6. Generate short-term wins
Anything moving us towards the final goal is a win — an action that has been taken, a lesson that is learned, a new product that is created, something that happened in a different way than it always did. And if we can recognise and communicate wins, we can use this to sustain momentum over a longer period of time by motivating all our volunteers, and to create a narrative of how the change happened.

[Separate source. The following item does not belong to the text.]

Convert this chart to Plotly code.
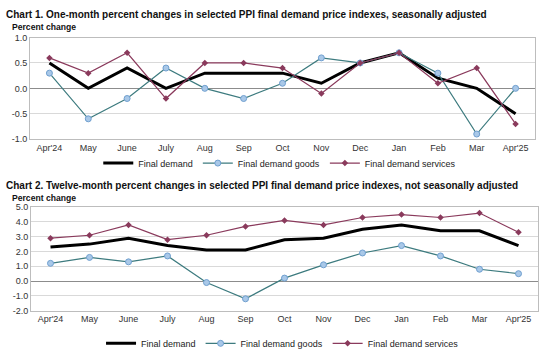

And we can also plan for those wins in advance, and how we’ll use them to generate momentum or show change happening across the organisation etc.
7. Sustain acceleration
When you see things beginning to move, don’t relax. Now is the time to press even harder, because clearly what you did is working! If you slow down now and then don’t reach the goal, it is going to be a lot harder to motivate people a second time, seeing that the efforts “failed” the first time round… So remind yourself (and everybody else) about the goal and why it’s urgent to take action now, and if you started out with some sort of campaign to create urgency, maybe it would be a great time to bring it back, to re-energize the existing team and to recruit more members, that will come with new energy and a fresh perspective on things.
8. Institute change
Now that we have changed something within our organisation, we need to make sure that people stick to this “new normal” and don’t fall back into old routines or practices. Therefore, we need to create the narrative, supported and disseminated by leadership, relating the way things are now to the organisation’s current and future success, and for management to set in place a framework that supports this new way of being (i.e. creating the “barriers” against unwanted change that we tore down in step 5 ;-)).
All of this might change parts of the organisational structure, but it won’t overthrow hierarchies but rather work with them to create the change we want.